The 100-Mile Lug Nut Rule: Your 30-Second Life Saver
You’re cruising at 70 mph, the radio is up, and life is good. Suddenly, there’s a rhythmic thump-thump from the front end. Before you can even process the sound, your car lurches violently to the left, and you watch your own front-left wheel bounce into the median like a rogue projectile. This isn’t a freak accident. It’s a preventable failure of the 100-Mile Lug Nut Rule.
Most drivers treat their cars like appliances. They drop them off at the shop, pay the bill, and assume everything is perfect. But mechanics are human, and metal is fickle. If you aren’t visually inspecting your wheels every time you check your tire pressure, you are gambling with physics. And physics never loses.
The Myth of the “Permanent” Tighten
When a mechanic zips your wheels on with a pneumatic impact wrench, it feels permanent. It isn’t. The interface between your wheel and the hub is a high-stress environment. Heat from braking causes metal to expand. Cooling causes it to contract. Over the first hundred miles after a wheel is removed and replaced, these thermal cycles can allow a lug nut to back off just a fraction of a millimeter.
Once one nut is loose, the vibration increases. That vibration loosens the others. It’s a geometric progression toward disaster. The 100-Mile Lug Nut Rule dictates that you must re-torque or at least visually inspect your wheels after any service that involves removing them.
Why Visual Inspection is Your Best Defense
You don’t need to be a grease monkey to do this. You just need eyes. When you’re at the gas station filling up, take thirty seconds to walk around the car.
- Look for Rust Streaks: If you see orange streaks bleeding out from under a lug nut, that’s “bleeding rust.” It’s a sign the nut is moving against the wheel.
- Check the Gaps: Do all the nuts look seated flush against the rim? If one looks “proud” or higher than the others, it’s backing off.
- The Finger Test: Give them a quick wiggle. If you can move a lug nut with your bare fingers, you were minutes away from a catastrophe.
A Lesson Learned the Hard Way
I used to be one of those “it’ll be fine” drivers until a rainy Tuesday in October. I had just swapped my summer tires for winters at a reputable shop. Forty miles later, I felt a slight shimmy in the steering wheel. I told myself it was just the new tread pattern. By mile sixty, the shimmy became a shake.
I pulled into a rest stop, soaked to the bone, and touched the front-right wheel. Three out of five lug nuts were so loose I could have unscrewed them with a toothpick. The shop had likely been busy and missed the final torque sequence on that specific wheel. If I had pushed it another ten miles to get home, I wouldn’t be writing this. That day, the 100-Mile Lug Nut Rule stopped being a suggestion and became my religion.

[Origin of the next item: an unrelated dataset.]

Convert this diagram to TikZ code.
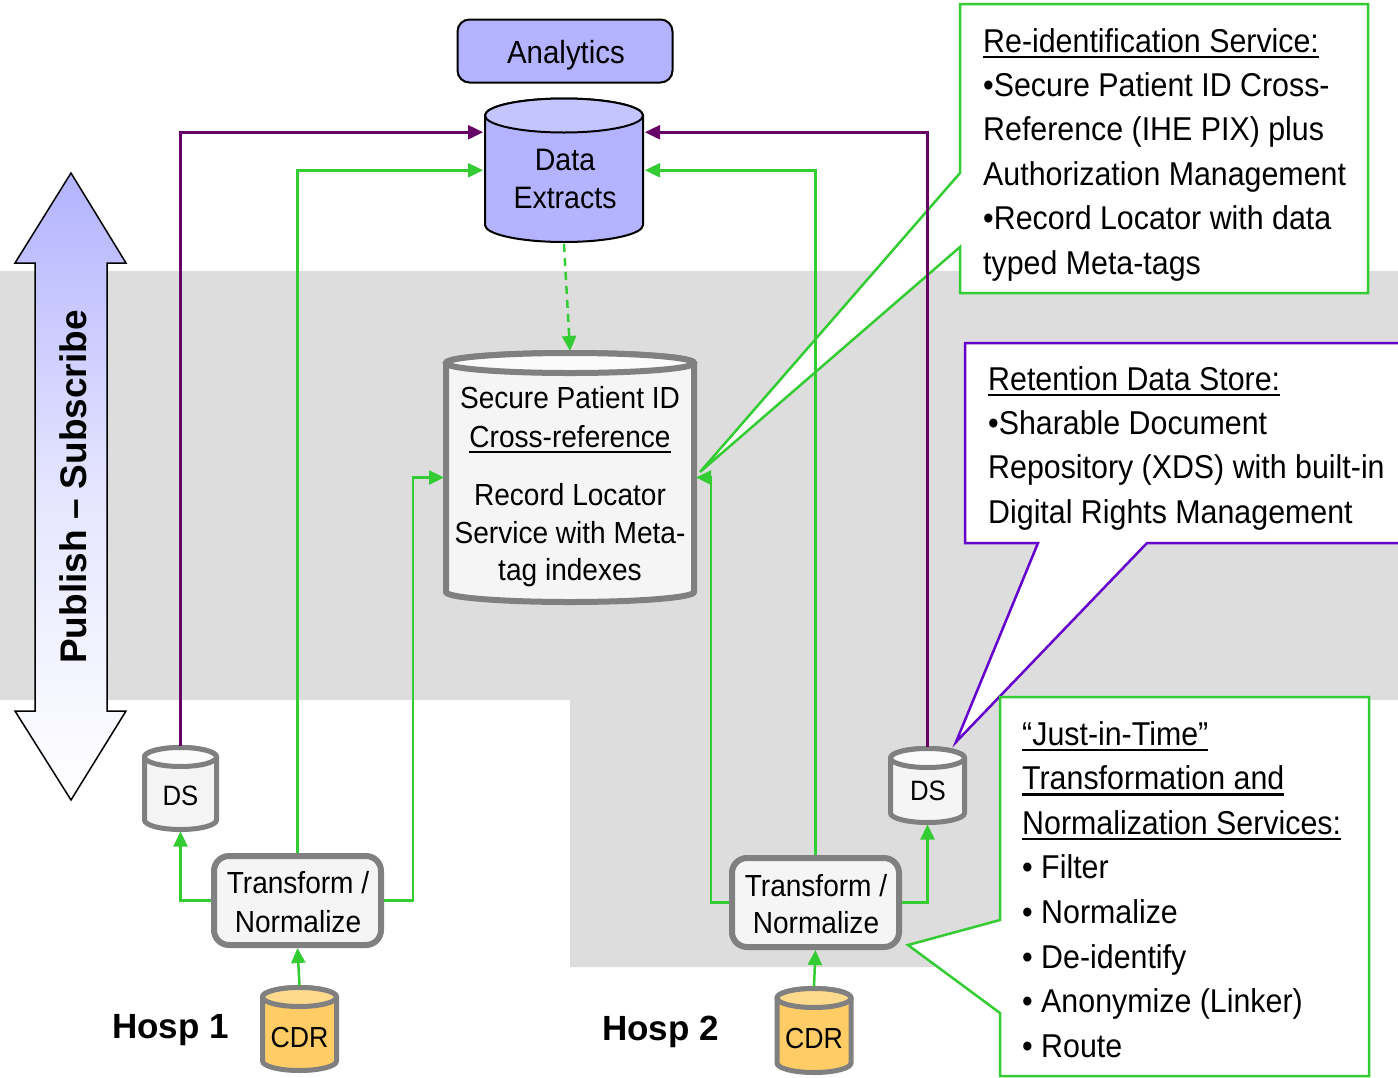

Take Ownership of Your Safety
Stop delegating your survival to a guy with an air hose who might be having a bad Monday. Making a visual lug nut check part of your routine—especially during tire pressure checks—builds a layer of safety that technology can’t replace. It’s about being proactive rather than reactive.
Next time you’re at the pump, don’t just stare at your phone. Walk around. Look at your wheels. That 30-second habit is the difference between a smooth ride and a three-wheeled nightmare.
FAQs
What is the 100-Mile Lug Nut Rule?
It is a safety practice where you re-check and tighten your wheel lug nuts approximately 25 to 100 miles after a wheel has been removed and reinstalled to account for metal settling.
Do I need a special tool to check my lug nuts?
Ideally, you should use a torque wrench to meet manufacturer specifications, but a simple visual check for rust streaks or gaps is a highly effective daily habit.
Why do lug nuts come loose in the first place?
Factors include thermal expansion/contraction, paint or rust on the hub surface compressing over time, or human error during the initial installation.
What does ‘bleeding rust’ mean on a wheel?
It refers to orange or brown streaks coming from the lug nut. This indicates that the nut is loose enough to allow moisture in and create friction-induced corrosion.
Should I check my lug nuts every time I get gas?
Yes. It takes seconds and ensures that you catch a problem before it manifests as a vibration or a mechanical failure while driving at high speeds.
Can I just tighten them as hard as I can?
No. Over-tightening can stretch or snap the wheel studs. Always aim for the specific torque rating found in your vehicle’s owner’s manual.